Let me tell you about the birds and the bees and the flowers and the trees and the moon up above and a thing called love.”

~Jewel Akens

The images and ideas that recur obsessively in my writing are birds, bees, flowers, trees, moon, stars, love; the West, travel, oceans and rivers, turmoil, loss of faith, hope. All of these fall into six general categories: Love, family history, self-definition, the arts (especially music), ideas and nature. More than any other subject I feel called to write about love. Filial, maternal, romantic, erotic; love for the earth and its creatures; lovingkindness.

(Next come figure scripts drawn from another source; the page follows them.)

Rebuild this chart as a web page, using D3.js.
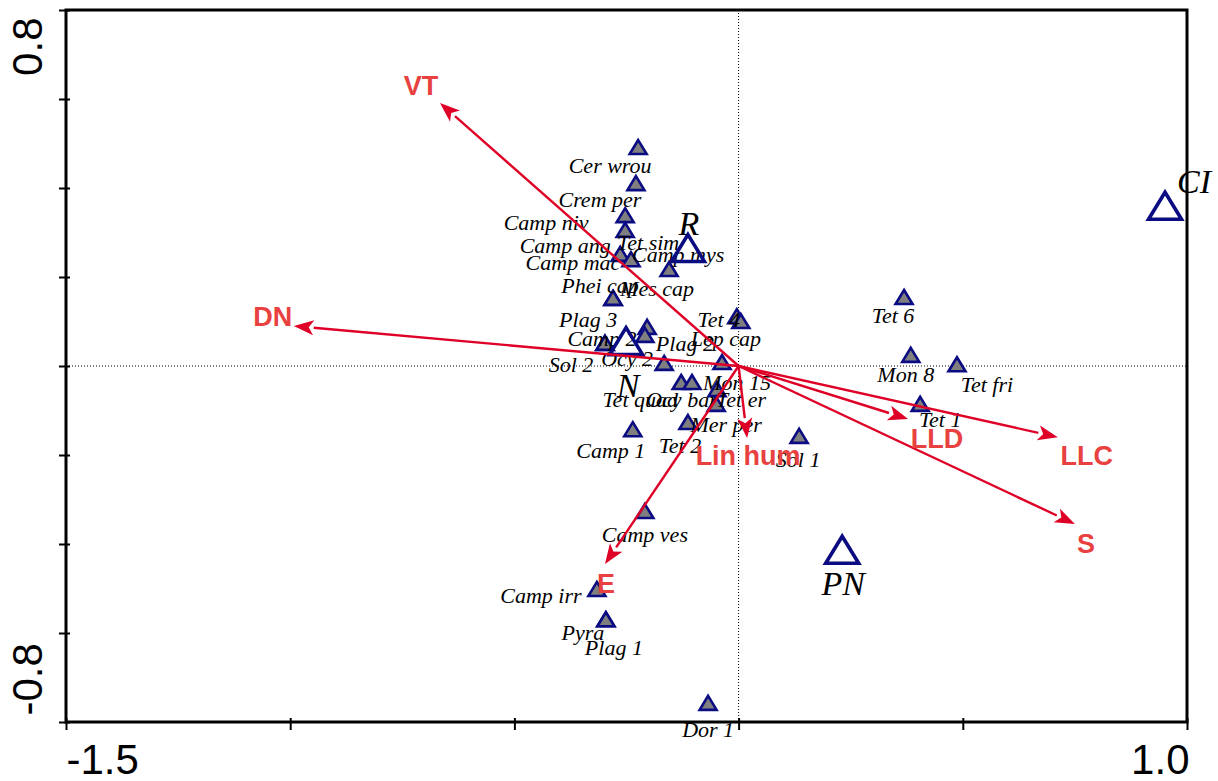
<!DOCTYPE html>
<html>
<head>
<meta charset="utf-8">
<script src="https://cdn.jsdelivr.net/npm/d3@7"></script>
<style>
  html, body { margin: 0; padding: 0; background: #fff; }
  svg { display: block; }
</style>
</head>
<body>
<svg id="chart" width="1218" height="781"></svg>
<script>
// Ordination biplot: species scores, class centroids and environmental vectors

// species scores (axis 1, axis 2)
const speciesNames = ["Cer wrou","Crem per","Camp niv","Tet sim","Camp ang","Camp mac","Camp mys",
  "Phei cap","Mes cap","Plag 3","Plag 2","Camp 2","Sol 2","Ocy 2","Mon 15","Tet 4","Lep cap",
  "Tet quad","Ocy bar","Tet er","Mer per","Tet 2","Camp 1","Sol 1","Tet 6","Mon 8","Tet fri",
  "Tet 1","Camp ves","Camp irr","Pyra","Plag 1","Dor 1"];
const speciesAx1 = [-0.224,-0.229,-0.253,-0.253,-0.264,-0.240,-0.155,
  -0.280,-0.280,-0.204,-0.209,-0.298,-0.298,-0.166,-0.037,-0.004,0.005,
  -0.128,-0.104,-0.048,-0.050,-0.113,-0.236,0.135,0.369,0.384,0.487,
  0.405,-0.209,-0.316,-0.296,-0.296,-0.068];
const speciesAx2 = [0.492,0.411,0.339,0.306,0.252,0.240,0.218,
  0.153,0.153,0.088,0.070,0.052,0.052,0.007,0.009,0.112,0.101,
  -0.036,-0.036,-0.052,-0.085,-0.126,-0.142,-0.157,0.155,0.025,0.004,
  -0.085,-0.326,-0.501,-0.569,-0.569,-0.757];

// nominal class centroids
const classNames = ["R","N","PN","CI"];
const classAx1 = [-0.113,-0.251,0.231,0.951];
const classAx2 = [0.265,0.056,-0.413,0.360];

// quantitative environmental variables (arrow tips)
const envNames = ["VT","DN","E","Lin hum","LLD","LLC","S"];
const envAx1 = [-0.666,-0.992,-0.298,0.019,0.378,0.712,0.750];
const envAx2 = [0.591,0.090,-0.445,-0.162,-0.119,-0.160,-0.355];

// axis ticks
const xTicks = [-1.5,-1.0,-0.5,0.0,0.5,1.0];
const yTicks = [-0.8,-0.6,-0.4,-0.2,0.0,0.2,0.4,0.6,0.8];
const xTickLabels = {"-1.5":"-1.5","1":"1.0"};
const yTickLabels = {"-0.8":"-0.8","0.8":"0.8"};

// label placement (pixel offsets from the symbol: dx to text centre, dy to baseline)
const speciesLabelShift = {
  "Cer wrou":[-28,26],"Crem per":[-36,24],"Camp niv":[-79,15],"Tet sim":[23,20],
  "Camp ang":[-55,-1],"Camp mac":[-58,11],"Camp mys":[9,-7],"Phei cap":[-13,-5],
  "Mes cap":[44,-2],"Plag 3":[-59,0],"Plag 2":[40,16],"Camp 2":[-3,3],"Sol 2":[-34,29],
  "Ocy 2":[-37,3],"Mon 15":[15,28],"Tet 4":[-18,11],"Lep cap":[-15,25],
  "Tet quad":[-41,25],"Ocy bar":[-10,25],"Tet er":[24,18],"Mer per":[10,28],
  "Tet 2":[-8,31],"Camp 1":[-22,29],"Sol 1":[-1,31],"Tet 6":[-11,26],"Mon 8":[-5,27],
  "Tet fri":[30,28],"Tet 1":[20,23],"Camp ves":[0,31],"Camp irr":[-56,14],
  "Pyra":[-23,21],"Plag 1":[8,36],"Dor 1":[0,34]
};
const classLabelShift = {"R":[1,-13],"N":[2,56],"PN":[1,45],"CI":[29,-13]};
const envLabelShift = {"VT":[-19,-8],"DN":[-21,0],"E":[1,29],"Lin hum":[1,27],
  "LLD":[29,29],"LLC":[29,28],"S":[11,29]};

const svg = d3.select("#chart");
const plot = {left: 66, right: 1187, top: 10, bottom: 722};

const x = d3.scaleLinear().domain([-1.5, 1.0]).range([plot.left, plot.right]);
const y = d3.scaleLinear().domain([-0.8, 0.8]).range([plot.bottom, plot.top]);

const navy = "#0b0b82";
const arrowRed = "#df0027";
const labelRed = "#e8413f";

// zero reference lines
svg.append("line")
  .attr("x1", x(0)).attr("x2", x(0)).attr("y1", y(0.8)).attr("y2", y(-0.8))
  .attr("stroke", "#000").attr("stroke-width", 1).attr("stroke-dasharray", "1,2");
svg.append("line")
  .attr("x1", x(-1.5)).attr("x2", x(1.0)).attr("y1", y(0)).attr("y2", y(0))
  .attr("stroke", "#000").attr("stroke-width", 1).attr("stroke-dasharray", "1,2");

// frame
svg.append("rect")
  .attr("x", plot.left).attr("y", plot.top)
  .attr("width", plot.right - plot.left).attr("height", plot.bottom - plot.top)
  .attr("fill", "none").attr("stroke", "#000").attr("stroke-width", 3);

// bottom axis
const gx = svg.append("g")
  .attr("transform", `translate(0,${plot.bottom})`)
  .call(d3.axisBottom(x).tickValues(xTicks).tickSize(8).tickPadding(20)
    .tickFormat(d => xTickLabels[String(d)] || ""));
gx.select(".domain").remove();
gx.selectAll(".tick line").attr("y1", -4).attr("stroke-width", 2);
gx.selectAll(".tick text")
  .attr("font-family", "'Liberation Sans', Arial, sans-serif")
  .attr("font-size", 42).attr("fill", "#000")
  .attr("dy", null).attr("y", 52)
  .attr("text-anchor", d => d < 0 ? "start" : "end")
  .attr("dx", d => d < 0 ? 0 : 2);

// left axis
const gy = svg.append("g")
  .attr("transform", `translate(${plot.left},0)`)
  .call(d3.axisLeft(y).tickValues(yTicks).tickSize(7)
    .tickFormat(d => yTickLabels[String(d)] || ""));
gy.select(".domain").remove();
gy.selectAll(".tick line").attr("x1", 4).attr("stroke-width", 2);
gy.selectAll(".tick text")
  .attr("font-family", "'Liberation Sans', Arial, sans-serif")
  .attr("font-size", 42).attr("fill", "#000")
  .attr("dy", null)
  .attr("transform", "translate(-24,0) rotate(-90)")
  .attr("text-anchor", d => d > 0 ? "end" : "start")
  .attr("x", d => d > 0 ? -7 : 7)
  .attr("y", 0);

// triangle symbol centred on its bounding box
const tri = (w, h) => `M0,${-h / 2}L${w / 2},${h / 2}L${-w / 2},${h / 2}Z`;

// species symbols
const species = speciesNames.map((n, i) => ({name: n, a1: speciesAx1[i], a2: speciesAx2[i]}));
svg.append("g").selectAll("path").data(species).join("path")
  .attr("d", tri(17, 14))
  .attr("transform", d => `translate(${x(d.a1)},${y(d.a2)})`)
  .attr("fill", "#7f7f7f").attr("stroke", navy).attr("stroke-width", 2.6)
  .attr("stroke-linejoin", "miter");

svg.append("g").selectAll("text").data(species).join("text")
  .attr("x", d => x(d.a1) + speciesLabelShift[d.name][0])
  .attr("y", d => y(d.a2) + speciesLabelShift[d.name][1])
  .attr("text-anchor", "middle")
  .attr("font-family", "'Liberation Serif', 'Times New Roman', serif")
  .attr("font-style", "italic").attr("font-size", 22).attr("fill", "#000")
  .text(d => d.name);

// class centroids
const classes = classNames.map((n, i) => ({name: n, a1: classAx1[i], a2: classAx2[i]}));
svg.append("g").selectAll("path").data(classes).join("path")
  .attr("d", tri(33, 27))
  .attr("transform", d => `translate(${x(d.a1)},${y(d.a2)})`)
  .attr("fill", "none").attr("stroke", navy).attr("stroke-width", 3.6);

svg.append("g").selectAll("text").data(classes).join("text")
  .attr("x", d => x(d.a1) + classLabelShift[d.name][0])
  .attr("y", d => y(d.a2) + classLabelShift[d.name][1])
  .attr("text-anchor", "middle")
  .attr("font-family", "'Liberation Serif', 'Times New Roman', serif")
  .attr("font-style", "italic").attr("font-size", 34).attr("fill", "#000")
  .text(d => d.name);

// environmental arrows
const env = envNames.map((n, i) => ({name: n, a1: envAx1[i], a2: envAx2[i]}));
const headLen = 20, headHalf = 7.5;
const arrows = svg.append("g");
env.forEach(d => {
  const x0 = x(0), y0 = y(0), x1 = x(d.a1), y1 = y(d.a2);
  const ang = Math.atan2(y1 - y0, x1 - x0);
  const bx = x1 - headLen * Math.cos(ang), by = y1 - headLen * Math.sin(ang);
  arrows.append("line")
    .attr("x1", x0).attr("y1", y0).attr("x2", bx).attr("y2", by)
    .attr("stroke", arrowRed).attr("stroke-width", 2.4);
  const px = -Math.sin(ang) * headHalf, py = Math.cos(ang) * headHalf;
  arrows.append("path")
    .attr("d", `M${x1},${y1}L${bx + px},${by + py}L${bx + 0.25 * headLen * Math.cos(ang)},${by + 0.25 * headLen * Math.sin(ang)}L${bx - px},${by - py}Z`)
    .attr("fill", arrowRed);
});

svg.append("g").selectAll("text").data(env).join("text")
  .attr("x", d => x(d.a1) + envLabelShift[d.name][0])
  .attr("y", d => y(d.a2) + envLabelShift[d.name][1])
  .attr("text-anchor", "middle")
  .attr("font-family", "'Liberation Sans', Arial, sans-serif")
  .attr("font-weight", "bold").attr("font-size", 27).attr("fill", labelRed)
  .text(d => d.name);
</script>
</body>
</html>
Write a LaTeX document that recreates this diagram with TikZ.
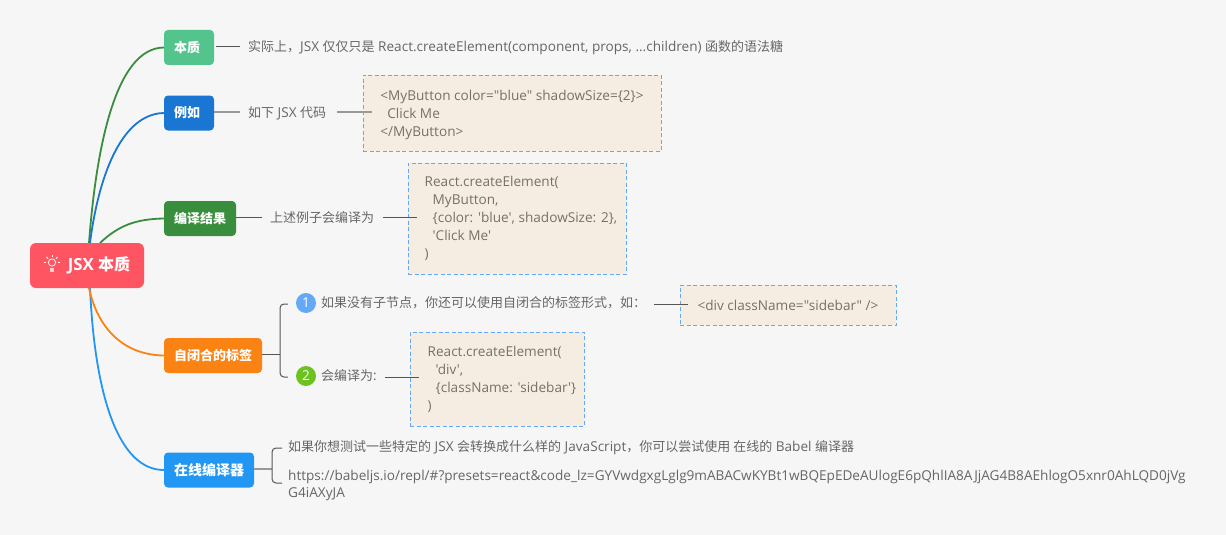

As a child I most loved the sounds of poetry and the relationship of song lyrics to melodies. My dad recited “The Jabberwocky” sometimes at bedtime or sang “Alla en el Rancho Grande.” Over and over I read Robert Louis Stevenson’s A Child’s Garden of Verses. My sister taught me to sing “Greensleeves” and “The Ashgrove.” My brother played 45’s of “Hound Dog” and “Sixteen Tons.” When I got a little older it was all about the radio—funk, soul and rock and roll. Words and music both. It’s not possible to separate my love of poetry from my love of song.

Any sound image in a poem sets off reverberations in the ear of the reader or listener—a bird, teakettle, siren, helicopter. Every image in a poem is an invitation to engage, to interact and co-create with the poem and the poet. Music serves a social bonding function, heightening the interactivity between poet and reader and the associational resonance of the poem for both.

It is difficult to measure our debt as poets to song. Muse, after all, is the root word for music. We have our musical touchstones. Walter Pater wrote: All art constantly aspires towards the condition of music. The muses of poetry and song are, after all, kin; sisters. My books would not be here but for love and music.